One book that does not do this is Keith Yandell and Harold Netland’s Buddhism: A Christian Exploration and Appraisal. Even though the authors have serious misunderstandings of certain aspects of Buddhism, I concur with their general approach and intentions. “…Christianity and Buddhism have some similarities, and there is much to be gained by both Christians and Buddhists from listening carefully to the other. In a fragmented world in which – all too often – religion is used to sanction injustice and violence, it is crucial to find ways to bridge differences and work for peace. Surely Jesus and the Buddha would expect no less from their followers…Thus, even as we acknowledge areas of common ground and the need for respectful cooperation, honesty demands that we recognize the basic differences between the two visions of reality and how we are to live. Christianity affirms the reality of an eternal, omnipotent creator God. Buddhism denies this. Christianity maintains that in Jesus of Nazareth God became incarnate, and thus that Jesus Christ is fully God and fully human. There is nothing like this in Buddhism. Christian metaphysics entails the reality of individual souls and selves. Buddhism has traditionally denied this. Buddhism locates the source of suffering and the problems in our world in desire/craving and ignorance. Christian faith claims that it is not ignorance but sin against a holy and righteous God that is the root of all our problems. And so on.”4
My goal is to be honest; looking at the similarities, the differences and the contradictions too. And I respect Jesus and the Buddha enough to let them speak for themselves, that is, their words as presented in the respective sacred scriptures. After all, it is the words of each that are or are supposed to be the foundation (themelion) and the cornerstone (akrogoniaios) of the two religions, more so than those of the Pope or the Dalai Lama, Matthew Fox or Steven Batchelor. For Christianity, I will use the New Testament, mainly the 1994 revised edition of the Good News Bible, and for Buddhism the Pali Text Society’s edition of the Pāḷi Tipitaka with mostly my own translations.
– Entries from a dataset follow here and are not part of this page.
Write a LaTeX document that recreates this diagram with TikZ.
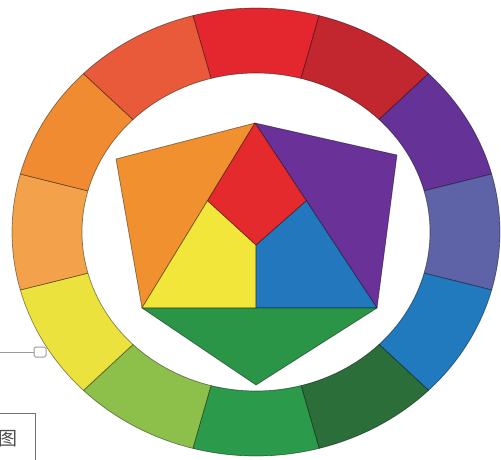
\documentclass[tikz,border=0pt]{standalone}
\usepackage{fontspec}
\newfontfamily\cjk{Noto Sans CJK SC}
\usepackage{xcolor}
\usepackage{tikz}
\usetikzlibrary{calc}
% ring colours
\definecolor{wRed}{HTML}{E4262F}
\definecolor{wCrimson}{HTML}{C2262F}
\definecolor{wPurple}{HTML}{653398}
\definecolor{wViolet}{HTML}{5E63A8}
\definecolor{wBlue}{HTML}{2179BE}
\definecolor{wDkGreen}{HTML}{2B6E3A}
\definecolor{wGreen}{HTML}{2B9A4B}
\definecolor{wLime}{HTML}{8DC04B}
\definecolor{wYellow}{HTML}{EBE23D}
\definecolor{wAmber}{HTML}{F3A24B}
\definecolor{wOrange}{HTML}{F08B31}
\definecolor{wVermil}{HTML}{E85A3A}
% centre colours
\definecolor{hOrange}{HTML}{F0902F}
\definecolor{hRed}{HTML}{E42A2D}
\definecolor{hPurple}{HTML}{6A3199}
\definecolor{hYellow}{HTML}{F2E63A}
\definecolor{hBlue}{HTML}{2277BD}
\definecolor{hGreen}{HTML}{2A9547}

\begin{document}
\begin{tikzpicture}[x=1pt, y=1pt, seg/.style={draw=black, draw opacity=0.45, line width=0.7pt, line join=round}]
\tikzstyle{part} = [draw=black, draw opacity=0.45, line width=0.7pt, line join=round]
\useasboundingbox (0,0) rectangle (501,459);
\fill[white] (0,0) rectangle (501,459);

% twelve part ring
\begin{scope}[shift={(256,227)}]
\foreach \a/\col in {90/wRed, 60/wCrimson, 30/wPurple, 0/wViolet, -30/wBlue, -60/wDkGreen,
  -90/wGreen, -120/wLime, -150/wYellow, 180/wAmber, 150/wOrange, 120/wVermil} {
  \filldraw[seg, fill=\col] ({\a+15}:244pt and 224pt)
    arc[start angle=\a+15, end angle=\a-15, x radius=244pt, y radius=224pt]
    -- ({\a-15}:174pt and 159pt)
    arc[start angle=\a-15, end angle=\a+15, x radius=174pt, y radius=159pt] -- cycle;
}
\end{scope}

% centre figure
\coordinate (top) at (255,336);
\coordinate (ul) at (116,300);
\coordinate (ur) at (397,304);
\coordinate (lft) at (142,151);
\coordinate (rgt) at (377,151);
\coordinate (bot) at (256,74);
\coordinate (redl) at ($(top)!0.42!(lft)$);
\coordinate (redr) at ($(top)!0.42!(rgt)$);
\coordinate (redb) at (256,214);
\coordinate (base) at (redb |- lft);
\filldraw[part, fill=hOrange] (top) -- (ul) -- (lft) -- cycle;
\filldraw[part, fill=hPurple] (top) -- (ur) -- (rgt) -- cycle;
\filldraw[part, fill=hYellow] (redl) -- (redb) -- (base) -- (lft) -- cycle;
\filldraw[part, fill=hBlue] (redb) -- (redr) -- (rgt) -- (base) -- cycle;
\filldraw[part, fill=hRed] (top) -- (redl) -- (redb) -- (redr) -- cycle;
\filldraw[part, fill=hGreen] (lft) -- (rgt) -- (bot) -- cycle;

% marker and caption box
\node (tag) [draw=gray!80, fill=white, rounded corners=1.5pt, minimum width=12pt, minimum height=10pt, inner sep=0pt, line width=1pt] at (40,107) {};
\coordinate (lead) at (0,107);
\draw[gray!80, line width=0.8pt] (lead) -- (tag);
\node (legend) [draw=gray!90!black, line width=1pt, anchor=north east, inner xsep=18pt, minimum height=50pt, text=black!70, font=\cjk\fontsize{19pt}{19pt}\selectfont] at (36,46) {图};
\end{tikzpicture}
\end{document}
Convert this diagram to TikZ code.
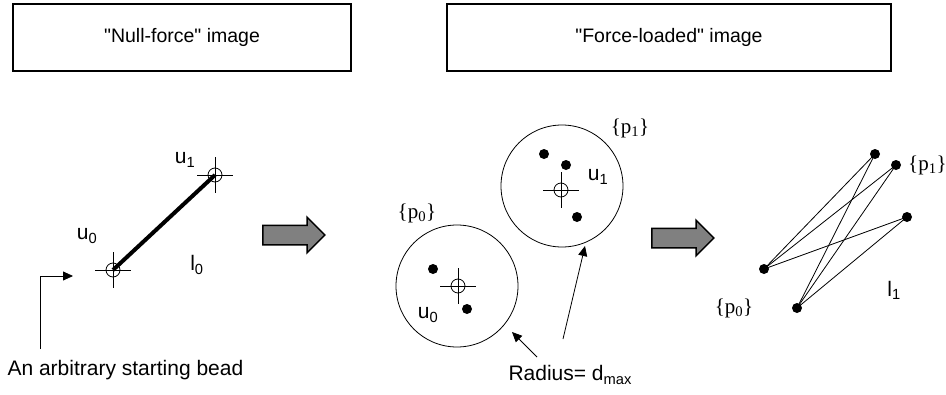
\documentclass[tikz,border=0pt]{standalone}
\usepackage{fontspec}
\setmainfont{Liberation Sans}
\newfontfamily\setfont{Liberation Serif}
\usetikzlibrary{positioning,arrows.meta,shapes.arrows}

\tikzset{
  frame/.style={draw, line width=1.4pt, minimum height=67pt, inner sep=0pt,
    font=\fontsize{19.5}{22}\selectfont},
  bead/.style={circle, draw, line width=0.8pt, minimum size=14pt, inner sep=0pt},
  dot/.style={circle, fill, minimum size=10pt, inner sep=0pt},
  zone/.style={circle, draw, line width=0.8pt, minimum size=122pt, inner sep=0pt},
  bigarrow/.style={single arrow, draw, line width=1.5pt, fill=black!50,
    inner sep=9pt, single arrow head extend=8pt, minimum height=62pt},
  pointer/.style={line width=0.8pt, -{Triangle[length=10pt,width=9pt]}},
  setlab/.style={font=\setfont\fontsize{21}{25}\selectfont, inner sep=0pt}
}
\newcommand{\beadcross}[1]{%
  \draw[line width=0.8pt] (#1.center) ++(-18,0) -- ++(36,0)
    (#1.center) ++(0,-18) -- ++(0,36);}
\newcommand{\pset}[1]{\{p\textsubscript{#1}\}}

\begin{document}
\begin{tikzpicture}[x=1pt, y=-1pt, every node/.style={font=\fontsize{21}{25}\selectfont}]
  \useasboundingbox (0,0) rectangle (946,394);

  % headings
  \node[frame, minimum width=338pt] (nullbox) at (182,37.5)
    {\textquotedbl Null-force\textquotedbl\ image};
  \node[frame, minimum width=444pt] (loadbox) at (669,37.5)
    {\textquotedbl Force-loaded\textquotedbl\ image};

  % null-force image
  \node[bead] (u0) at (113,270) {};
  \node[bead] (u1) at (215,175) {};
  \beadcross{u0}
  \beadcross{u1}
  \draw[line width=4pt] (u0.center) -- (u1.center);
  \node (u0lab) at (87,236) {u\textsubscript{0}};
  \node (u1lab) at (185,160) {u\textsubscript{1}};
  \node (l0lab) at (197,265) {l\textsubscript{0}};
  \coordinate (startfoot) at (40,349);
  \coordinate (starttip) at (73,276);
  \draw[pointer] (startfoot) |- (starttip);
  \node[anchor=west] (startlab) at (4,370) {An arbitrary starting bead};

  \node[bigarrow] (arrowA) at (289,235) {};

  % force-loaded image
  \node[zone] (zone0) at (457,286) {};
  \node[zone] (zone1) at (562,186) {};
  \node[bead] (v0) at (458,286) {};
  \node[bead] (v1) at (561,190) {};
  \beadcross{v0}
  \beadcross{v1}
  \node[dot] (a0) at (433,269) {};
  \node[dot] (b0) at (467,309) {};
  \node[dot] (a1) at (544,154) {};
  \node[dot] (b1) at (566,165) {};
  \node[dot] (c1) at (577,217) {};
  \node (v0lab) at (428,315) {u\textsubscript{0}};
  \node (v1lab) at (598,177) {u\textsubscript{1}};
  \node[setlab] (set0) at (417,213) {\pset{0}};
  \node[setlab] (set1) at (630,128) {\pset{1}};
  \node[anchor=west] (radlab) at (505,375) {Radius= d\textsubscript{max}};
  \coordinate (foot0) at (537,357);
  \coordinate (foot1) at (563,339);
  \coordinate (tip0) at (512,332);
  \coordinate (tip1) at (585,246);
  \draw[pointer] (foot0) -- (tip0);
  \draw[pointer] (foot1) -- (tip1);

  \node[bigarrow] (arrowB) at (678,238) {};

  % links
  \node[dot] (qa) at (875,154) {};
  \node[dot] (qb) at (896,165) {};
  \node[dot] (qc) at (907,217) {};
  \node[dot] (qd) at (764,269) {};
  \node[dot] (qe) at (797,308) {};
  \foreach \s in {qd,qe}
    \foreach \t in {qa,qb,qc}
      \draw[line width=0.8pt] (\s.center) -- (\t.center);
  \node[setlab, anchor=west] (set1b) at (908,165) {\pset{1}};
  \node[setlab] (set0b) at (734,308) {\pset{0}};
  \node (l1lab) at (894,290) {l\textsubscript{1}};
\end{tikzpicture}
\end{document}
As the Pāḷi discourses often contain numerous repetitions, I have abbreviated some passages. Throughout, I will refer to Jesus by his given name rather than the title Christ, but because we do not actually know what the Buddha’s given name was, I will refer to him either by his clan name Gotama or by his title, Buddha. As there is considerable disagreement between scholars and even among Christians themselves concerning what Jesus meant by “the Kingdom of God”, “the Son of Man” and “Son of God”, I have avoided commenting on these subjects. For the same reason I have left others to decide whether Jesus really thought of himself as the Messiah and if so what he meant by it, and whether or not he was divine. Besides, there are enough other ideas and beliefs to compare and examine. The reader will notice that I have given considerably more space to the Buddha’s life than to that of Jesus. This is not simply because there is far less information about the former than the latter. The life of the Buddha, at least the earliest accounts of it, is so little known and so often conflated with legends that evolved sometimes centuries after his time that it deserves more detail. I have also given more space to explaining the Buddha’s teaching and for the same reasons.